Thursday is National Agriculture Day, a time when producers, agricultural associations, corporations, universities, government agencies and countless others across America recognize and celebrate the abundance provided by American agriculture. Agriculture provides almost everything we eat, use and wear on a daily basis, and it's increasingly contributing to fuel and other bio-products.
A few generations ago, most Americans were directly involved in — or had relatives or friends involved in — agricultural related endeavors. Today, less than 1.4 percent of the American population is in production agriculture, and their average age is close to 60.
In Routt County, $23 million is contributed annually to our economy by the sale of livestock, grains, hay and alfalfa. This figure has remained constant throughout the past three decades despite the loss of farmland and the rising age of our producers.
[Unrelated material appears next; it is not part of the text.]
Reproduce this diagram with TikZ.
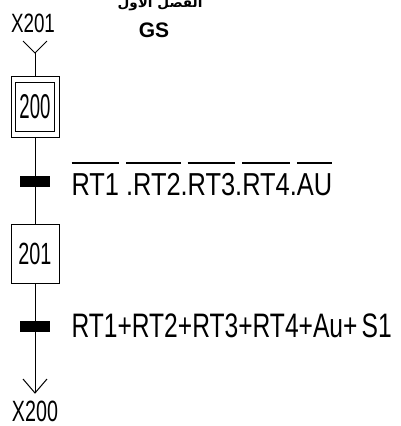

Equally important is the cultural contribution of our ranchers and farmers. Many are multigenerational families whose ancestors built our towns, churches, schools, civic organizations and communities from the time this area was first developed. They remain active in the community and are the best of the best when it comes to farm production, agribusiness management and marketing, agricultural research and engineering, food science, processing, retailing, banking, education, landscape architecture, urban planning, energy development, veterinary research, wildlife protectors, youth volunteer workers, historians, health care workers and, of course, stewards of the land.
Families have chosen to remain in Routt County, continue in agriculture and hang onto family values. It might be easier to sell their property and move away, but they have made the decision to stay in the Yampa Valley and raise their families in the finest possible lifestyle this country has to offer.
Tradition is important to the fiber of Northwest Colorado's agriculture, but success also is built on applying best-management practices for land stewardship, updating energy methods and adapting new technology. Since 1985, each American farmer is able to feed 12 more people through increased efficiency in resource management and production techniques, and the soaring world population demands that farmers and ranchers continue to be progressive with innovation.
The good news is that there is a large contingency of young people who are saddling up and taking the reins of Routt County agriculture. They are educated men and women who understand the challenges before them and are willing to be leaders and contributors for our future. They are looking to the future while garnering the knowledge of the past.
So on Thursday, on National Agriculture Day, I encourage you call your favorite local farmer or rancher. Acknowledge their long, hard hours and let them know that you appreciate their amazing dedication to a profession that is important to your lifestyle. Recognize your friendship and tell them thanks for producing affordable food and fiber. Show your appreciation for abundant food at the grocery stores and clothing in the retail stores. Say thanks.